▶ _Exercise aim_
Skip all pictures. Write out the data below from its first line through the line that contains "(0,0) rectangle (768,576);".

▶ _Input rows_
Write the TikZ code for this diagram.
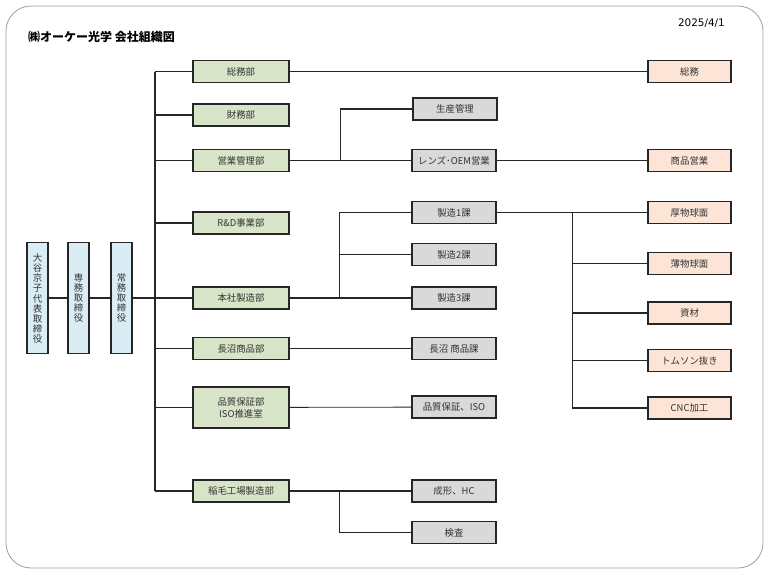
\documentclass[tikz,border=0pt]{standalone}
\usepackage{fontspec}
\setmainfont{Noto Sans CJK JP}
\newfontfamily\datefont{DejaVu Sans}
\definecolor{bluebox}{RGB}{218,236,244}
\definecolor{greenbox}{RGB}{216,228,200}
\definecolor{graybox}{RGB}{217,217,217}
\definecolor{peachbox}{RGB}{252,229,214}
\definecolor{inkline}{RGB}{38,38,38}
\begin{document}
\begin{tikzpicture}[x=1pt, y=-1pt]
\useasboundingbox (0,0) rectangle (768,576);

% frame, title, date
\draw[gray!75, line width=0.8pt, rounded corners=25pt] (6,6) rectangle (763,568);
\node (title) [anchor=west, inner sep=0pt] at (28,37) {\fontsize{12}{14}\selectfont\bfseries ㈱オーケー光学 会社組織図};
\node (date) [anchor=east, inner sep=0pt] at (725,23) {\datefont\fontsize{10.4}{12}\selectfont 2025/4/1};

% definitions
\tikzstyle{board} = [rectangle, minimum width=21pt, minimum height=111pt, inner sep=0pt, align=center, draw=inkline, line width=1.4pt, fill=bluebox, text=black!80, font=\fontsize{9.4}{10}\selectfont]

\tikzstyle{dept} = [rectangle, minimum width=96pt, minimum height=22pt, inner sep=0pt, align=center, draw=inkline, line width=1.4pt, fill=greenbox, text=black!80, font=\fontsize{9.4}{12}\selectfont]

\tikzstyle{section} = [rectangle, minimum width=84pt, minimum height=22pt, inner sep=0pt, align=center, draw=inkline, line width=1.4pt, fill=graybox, text=black!80, font=\fontsize{9.4}{12}\selectfont]

\tikzstyle{unit} = [rectangle, minimum width=83pt, minimum height=22pt, inner sep=0pt, align=center, draw=inkline, line width=1.4pt, fill=peachbox, text=black!80, font=\fontsize{9.4}{12}\selectfont]

\tikzstyle{line} = [draw=inkline, line width=1.2pt]
\tikzstyle{thinline} = [draw=inkline, line width=0.8pt]

% executives
\node (b0) [board] at (37.5,298) {大\\谷\\京\\子\\[1pt]代\\表\\取\\締\\役};
\node (b1) [board] at (78.5,298) {専\\務\\取\\締\\役};
\node (b2) [board] at (121.5,298) {常\\務\\取\\締\\役};

% departments
\node (g1) [dept] at (241,71.5) {総務部};
\node (g2) [dept] at (241,115) {財務部};
\node (g3) [dept] at (241,160.5) {営業管理部};
\node (g4) [dept] at (241,223) {R\&D事業部};
\node (g5) [dept] at (241,298) {本社製造部};
\node (g6) [dept] at (241,348.5) {長沼商品部};
\node (g7) [dept, minimum height=41pt] at (241,407.5) {品質保証部\\ISO推進室};
\node (g8) [dept] at (241,491) {稲毛工場製造部};

% sections
\node (s1) [section] at (455,109) {生産管理};
\node (s2) [section] at (454,160.5) {レンズ･OEM営業};
\node (s3) [section] at (454,212.5) {製造1課};
\node (s4) [section] at (454,254.5) {製造2課};
\node (s5) [section] at (454,298) {製造3課};
\node (s6) [section] at (454,348.5) {長沼 商品課};
\node (s7) [section] at (454,407) {品質保証、ISO};
\node (s8) [section] at (454,491) {成形、HC};
\node (s9) [section] at (454,532.5) {検査};

% units
\node (u1) [unit] at (689.5,71.5) {総務};
\node (u2) [unit] at (689.5,160.5) {商品営業};
\node (u3) [unit] at (689.5,212.5) {厚物球面};
\node (u4) [unit] at (689.5,263.5) {薄物球面};
\node (u5) [unit] at (689.5,313) {資材};
\node (u6) [unit] at (689.5,360.5) {トムソン抜き};
\node (u7) [unit] at (689.5,408) {CNC加工};

% trunk
\coordinate (ttop) at (155,71.5);
\coordinate (tbot) at (155,491);
\draw [line] (ttop) -- (tbot);

\draw [line] (b0) -- (b1);
\draw [line] (b1) -- (b2);
\draw [line] (b2.east) -- (b2.east -| ttop);

\draw [line] (g1.west) -- (g1.west -| ttop);
\draw [line] (g2.west) -- (g2.west -| ttop);
\draw [line] (g3.west) -- (g3.west -| ttop);
\draw [line] (g4.west) -- (g4.west -| ttop);
\draw [line] (g5.west) -- (g5.west -| ttop);
\draw [line] (g6.west) -- (g6.west -| ttop);
\draw [line] (g7.west) -- (g7.west -| ttop);
\draw [line] (g8.west) -- (g8.west -| ttop);

% branches
\draw [line] (g1) -- (u1);
\draw [line] (g3) -- (s2);
\draw [line] (s1.west) -- ++(-72,0) |- (g3.east);
\draw [line] (s2) -- (u2);

\draw [line] (g5) -- (s5);
\draw [line] (s3.west) -- ++(-72,0) |- (g5.east);
\draw [line] (s4.west) -- ++(-72,0);

\draw [line] (g6) -- (s6);
\draw [thinline] (g7) -- (s7);

\draw [line] (g8) -- (s8);
\draw [line] (s9.west) -- ++(-72,0) |- (g8.east);

% manufacturing units
\draw [line] (s3) -- (u3);
\draw [line] (u7.west) -- ++(-75,0) |- (s3.east);
\draw [thinline] (u4.west) -- ++(-75,0);
\draw [line] (u5.west) -- ++(-75,0);
\draw [thinline] (u6.west) -- ++(-75,0);

\end{tikzpicture}
\end{document}
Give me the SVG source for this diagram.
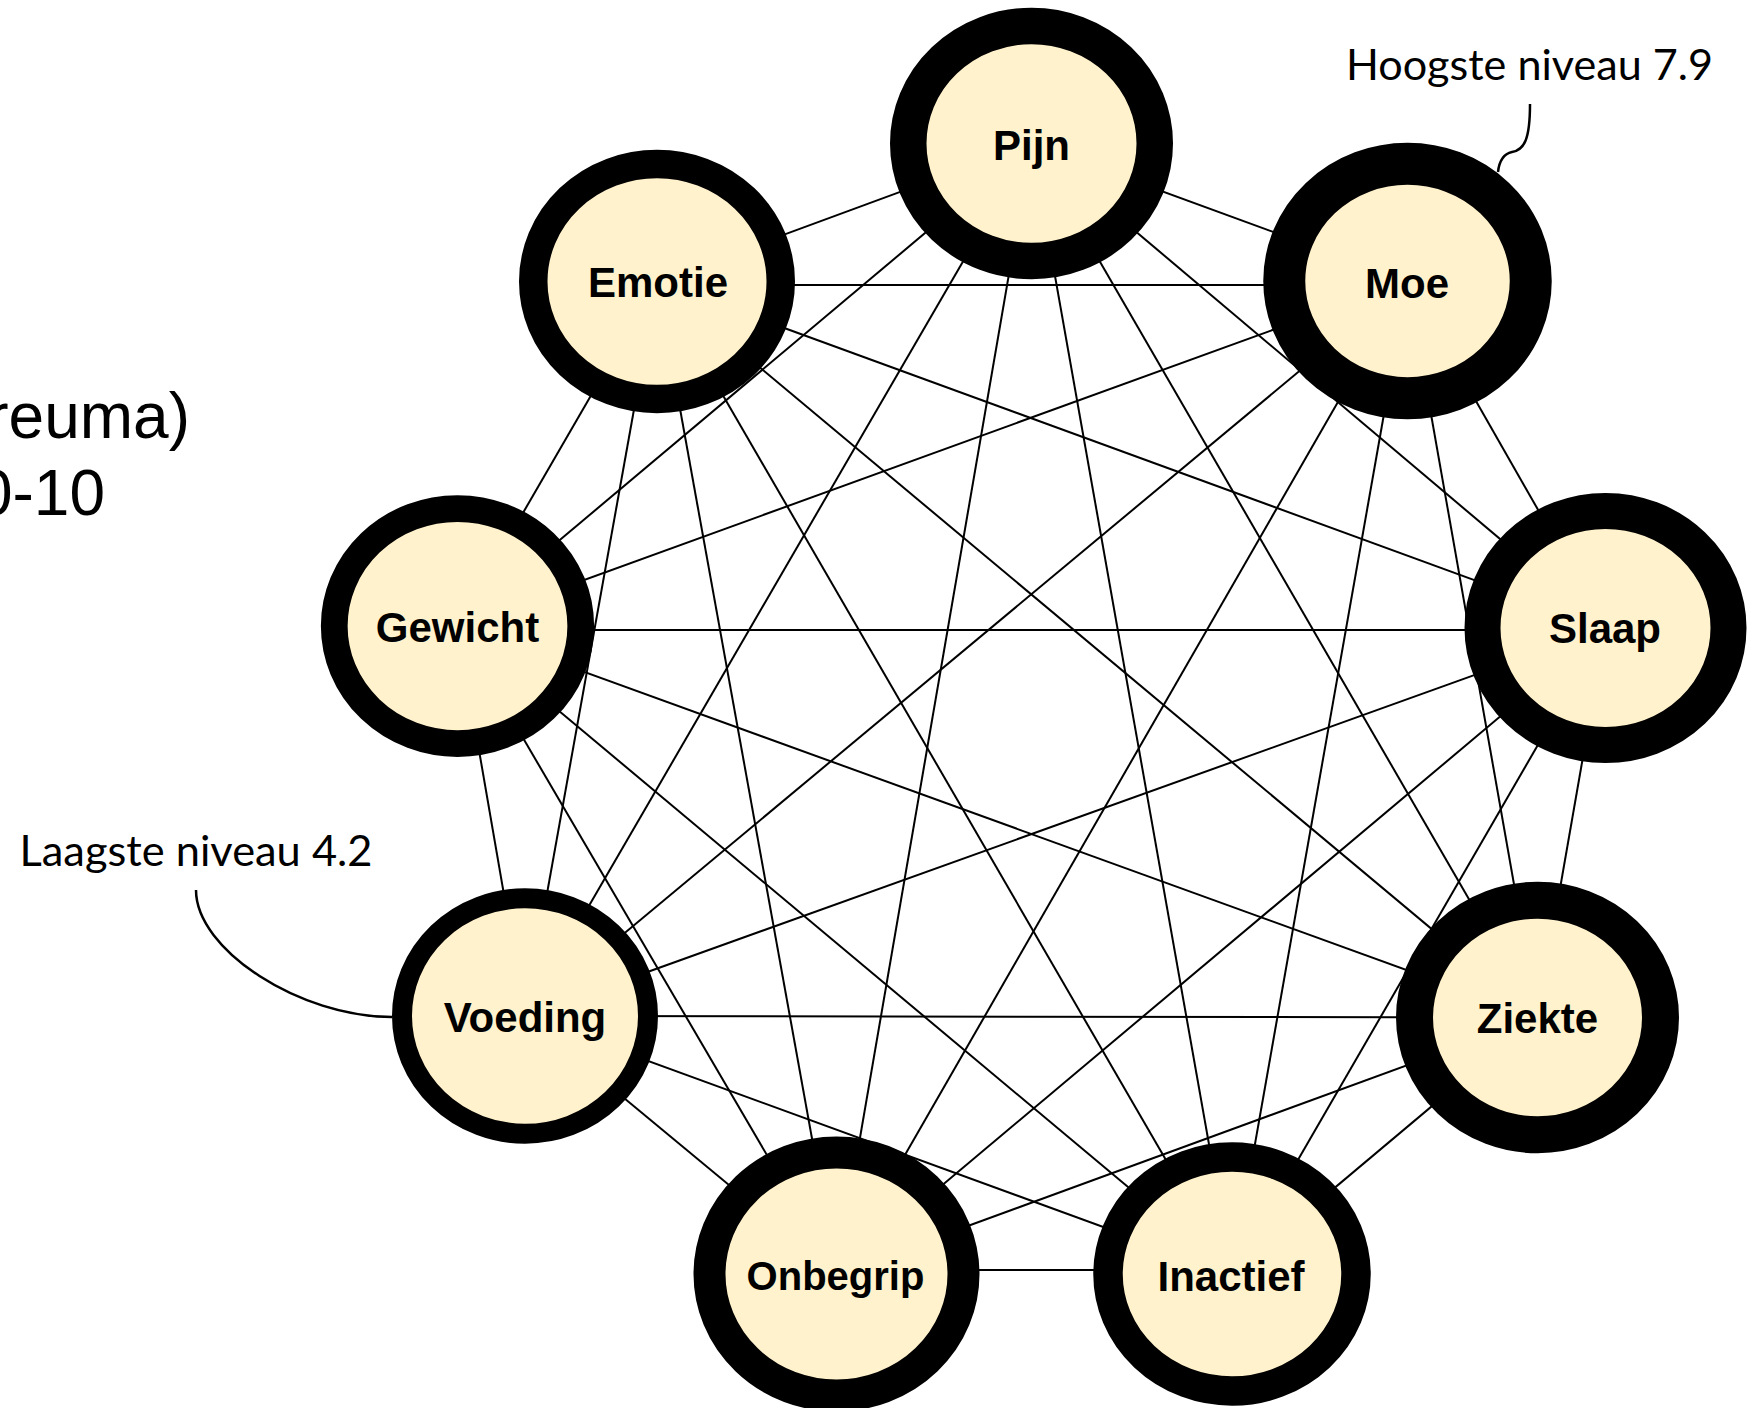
<svg xmlns="http://www.w3.org/2000/svg" width="1754" height="1408" viewBox="0 0 1754 1408">
  <style>
    .edges line { stroke: #000; stroke-width: 2; fill: none; }
    .node ellipse { fill: #FFF2CC; stroke: #000; }
    .node text { font-family: "Liberation Sans", Arial, sans-serif; font-weight: bold; font-size: 42px; text-anchor: middle; fill: #000; }
    .note { font-family: Lato, "Open Sans", sans-serif; font-size: 42px; fill: #000; }
    .leader { fill: none; stroke: #000; stroke-width: 2.5; }
    .title { font-family: "Liberation Sans", Arial, sans-serif; font-size: 64px; fill: #000; text-anchor: end; }
  </style>
  <rect width="1754" height="1408" fill="#fff"/>

  <!-- heading, partly outside the left edge -->
  <text class="title" x="190" y="438">reuma)</text>
  <text class="title" x="105" y="515">0-10</text>

  <!-- every factor is linked with every other factor -->
  <g id="connectors" class="edges">
    <line x1="1031.5" y1="143.5" x2="657" y2="281.5"/>
    <line x1="1031.5" y1="143.5" x2="1407.5" y2="281"/>
    <line x1="1031.5" y1="143.5" x2="457.5" y2="626"/>
    <line x1="1031.5" y1="143.5" x2="1605.5" y2="628"/>
    <line x1="1031.5" y1="143.5" x2="525" y2="1016"/>
    <line x1="1031.5" y1="143.5" x2="1537.5" y2="1017.5"/>
    <line x1="1031.5" y1="143.5" x2="836.5" y2="1274"/>
    <line x1="1031.5" y1="143.5" x2="1232" y2="1274"/>

    <line x1="657" y1="285" x2="1407.5" y2="285"/>
    <line x1="657" y1="281.5" x2="457.5" y2="626"/>
    <line x1="657" y1="281.5" x2="1605.5" y2="628"/>
    <line x1="657" y1="281.5" x2="525" y2="1016"/>
    <line x1="657" y1="281.5" x2="1537.5" y2="1017.5"/>
    <line x1="657" y1="281.5" x2="836.5" y2="1274"/>
    <line x1="657" y1="281.5" x2="1232" y2="1274"/>

    <line x1="1407.5" y1="281" x2="457.5" y2="626"/>
    <line x1="1407.5" y1="281" x2="1605.5" y2="628"/>
    <line x1="1407.5" y1="281" x2="525" y2="1016"/>
    <line x1="1407.5" y1="281" x2="1537.5" y2="1017.5"/>
    <line x1="1407.5" y1="281" x2="836.5" y2="1274"/>
    <line x1="1407.5" y1="281" x2="1232" y2="1274"/>

    <line x1="457.5" y1="630" x2="1605.5" y2="630"/>
    <line x1="457.5" y1="626" x2="525" y2="1016"/>
    <line x1="457.5" y1="626" x2="1537.5" y2="1017.5"/>
    <line x1="457.5" y1="626" x2="836.5" y2="1274"/>
    <line x1="457.5" y1="626" x2="1232" y2="1274"/>

    <line x1="1605.5" y1="628" x2="525" y2="1016"/>
    <line x1="1605.5" y1="628" x2="1537.5" y2="1017.5"/>
    <line x1="1605.5" y1="628" x2="836.5" y2="1274"/>
    <line x1="1605.5" y1="628" x2="1232" y2="1274"/>

    <line x1="525" y1="1016" x2="1537.5" y2="1017.5"/>
    <line x1="525" y1="1016" x2="836.5" y2="1274"/>
    <line x1="525" y1="1016" x2="1232" y2="1274"/>

    <line x1="1537.5" y1="1017.5" x2="836.5" y2="1274"/>
    <line x1="1537.5" y1="1017.5" x2="1232" y2="1274"/>

    <line x1="836.5" y1="1270" x2="1232" y2="1270"/>
  </g>

  <!-- factors: ring thickness follows the score -->
  <g id="node-pijn" class="node">
    <ellipse cx="1031.5" cy="143.5" rx="123.25" ry="117.5" stroke-width="36.5"/>
    <text x="1031.5" y="160">Pijn</text>
  </g>
  <g id="node-emotie" class="node">
    <ellipse cx="657" cy="281.5" rx="123.75" ry="117.5" stroke-width="28.5"/>
    <text x="658" y="297">Emotie</text>
  </g>
  <g id="node-moe" class="node">
    <ellipse cx="1407.5" cy="281" rx="123.25" ry="117.25" stroke-width="42"/>
    <text x="1407" y="298">Moe</text>
  </g>
  <g id="node-gewicht" class="node">
    <ellipse cx="457.5" cy="626" rx="123.25" ry="117.5" stroke-width="26.75"/>
    <text x="457.5" y="642">Gewicht</text>
  </g>
  <g id="node-slaap" class="node">
    <ellipse cx="1605.5" cy="628" rx="123" ry="117" stroke-width="36"/>
    <text x="1605" y="643">Slaap</text>
  </g>
  <g id="node-voeding" class="node">
    <ellipse cx="525" cy="1016" rx="123" ry="117.75" stroke-width="20"/>
    <text x="525" y="1032">Voeding</text>
  </g>
  <g id="node-ziekte" class="node">
    <ellipse cx="1537.5" cy="1017.5" rx="123" ry="117.25" stroke-width="37"/>
    <text x="1537.5" y="1033">Ziekte</text>
  </g>
  <g id="node-onbegrip" class="node">
    <ellipse cx="836.5" cy="1274" rx="127" ry="121.5" stroke-width="32"/>
    <text x="835.5" y="1290" style="font-size:40px">Onbegrip</text>
  </g>
  <g id="node-inactief" class="node">
    <ellipse cx="1232" cy="1274" rx="124" ry="117" stroke-width="29.5"/>
    <text x="1231" y="1291">Inactief</text>
  </g>

  <!-- callouts for the highest and lowest score -->
  <g id="note-high">
    <text class="note" x="1346" y="80" textLength="367" lengthAdjust="spacingAndGlyphs">Hoogste niveau 7.9</text>
    <path class="leader" d="M1530,104 C1530,140 1524,150 1512,152 C1503,154 1499,163 1498,172"/>
  </g>
  <g id="note-low">
    <text class="note" x="19.5" y="866" textLength="353" lengthAdjust="spacingAndGlyphs">Laagste niveau 4.2</text>
    <path class="leader" d="M196,890 C196,950 300,1017 392,1017"/>
  </g>
</svg>
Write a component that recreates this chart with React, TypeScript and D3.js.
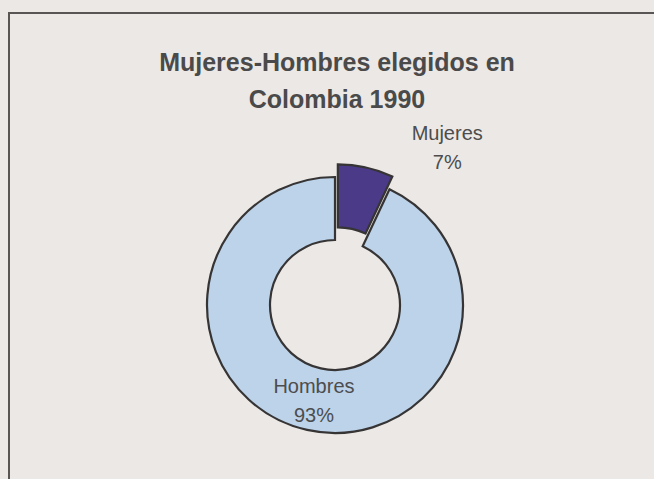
import React, { useRef, useEffect } from "react";
import * as d3 from "d3";

const categories = ["Mujeres", "Hombres"];
const values = [7, 93];
const percentLabels = ["7%", "93%"];
const colors = ["#4a3a88", "#bcd3ea"];
const titleLines = ["Mujeres-Hombres elegidos en", "Colombia 1990"];

const App: React.FC = () => {
  const ref = useRef<SVGSVGElement | null>(null);
  const width = 654;
  const height = 479;

  useEffect(() => {
    const svg = d3.select(ref.current);
    svg.selectAll("*").remove();

    // scanned page background
    svg
      .append("rect")
      .attr("width", width)
      .attr("height", height)
      .attr("fill", "#ebe8e5");

    // frame around the chart (only top + left visible)
    svg
      .append("path")
      .attr("d", `M9,${height} L9,13 L${width},13`)
      .attr("fill", "none")
      .attr("stroke", "#5a5555")
      .attr("stroke-width", 2);

    // title
    const title = svg
      .append("text")
      .attr("text-anchor", "middle")
      .attr("fill", "#4a4a4a")
      .style("font-family", "'Liberation Sans', Arial, sans-serif")
      .style("font-weight", "bold")
      .style("font-size", "25px");
    titleLines.forEach((t, i) => {
      title
        .append("tspan")
        .attr("x", 337)
        .attr("y", 71 + i * 37)
        .text(t);
    });

    const cx = 335;
    const cy = 305;
    const outer = 128;
    const inner = 65;
    const explode = 13;

    const data = categories.map((c, i) => ({
      name: c,
      value: values[i],
      pct: percentLabels[i],
      color: colors[i],
    }));

    const pie = d3
      .pie<(typeof data)[number]>()
      .sort(null)
      .value((d) => d.value);
    const arcs = pie(data);

    const arc = d3
      .arc<d3.PieArcDatum<(typeof data)[number]>>()
      .innerRadius(inner)
      .outerRadius(outer);

    const g = svg.append("g").attr("transform", `translate(${cx},${cy})`);

    g.selectAll("path.slice")
      .data(arcs)
      .enter()
      .append("path")
      .attr("class", "slice")
      .attr("d", arc)
      .attr("fill", (d) => d.data.color)
      .attr("stroke", "#363434")
      .attr("stroke-width", 2.2)
      .attr("stroke-linejoin", "miter")
      .attr("transform", (d) => {
        if (d.index !== 0) return null;
        const mid = (d.startAngle + d.endAngle) / 2;
        return `translate(${explode * Math.sin(mid)},${-explode * Math.cos(mid)})`;
      });

    // labels
    const labelFont = "'Liberation Sans', Arial, sans-serif";
    arcs.forEach((d) => {
      let x: number;
      let y: number;
      if (d.index === 0) {
        // outside end, a little past the slice
        const a = d.endAngle + 0.175;
        const r = outer * 1.52;
        x = r * Math.sin(a);
        y = -r * Math.cos(a);
      } else {
        [x, y] = arc.centroid(d);
      }
      const t = g
        .append("text")
        .attr("text-anchor", "middle")
        .attr("fill", "#4d4d4d")
        .style("font-family", labelFont)
        .style("font-size", "20px");
      t.append("tspan").attr("x", x).attr("y", y - 6).text(d.data.name);
      t.append("tspan").attr("x", x).attr("y", y + 23).text(d.data.pct);
    });
  }, []);

  return (
    <svg
      ref={ref}
      width={width}
      height={height}
      style={{ position: "absolute", left: 0, top: 0, display: "block" }}
    />
  );
};

export default App;
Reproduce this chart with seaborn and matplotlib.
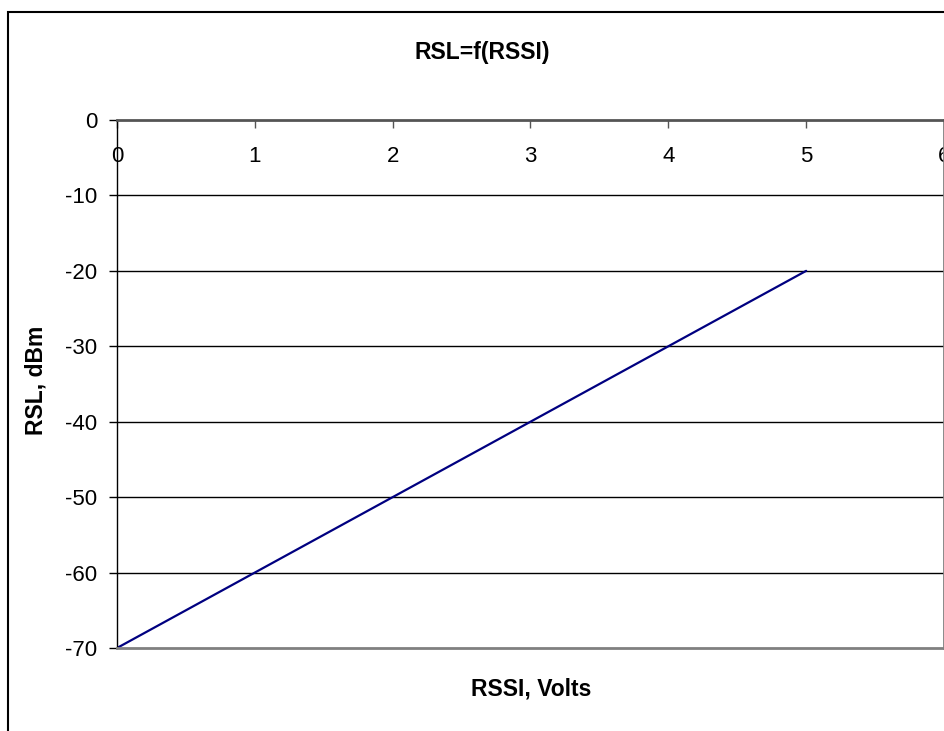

▶ _Solved problem_
Write the TikZ code for this diagram.
\documentclass[tikz,border=0pt]{standalone}
\usepackage{fontspec}
\setmainfont{Noto Sans CJK JP}
\newfontfamily\datefont{DejaVu Sans}
\definecolor{bluebox}{RGB}{218,236,244}
\definecolor{greenbox}{RGB}{216,228,200}
\definecolor{graybox}{RGB}{217,217,217}
\definecolor{peachbox}{RGB}{252,229,214}
\definecolor{inkline}{RGB}{38,38,38}
\begin{document}
\begin{tikzpicture}[x=1pt, y=-1pt]
\useasboundingbox (0,0) rectangle (768,576);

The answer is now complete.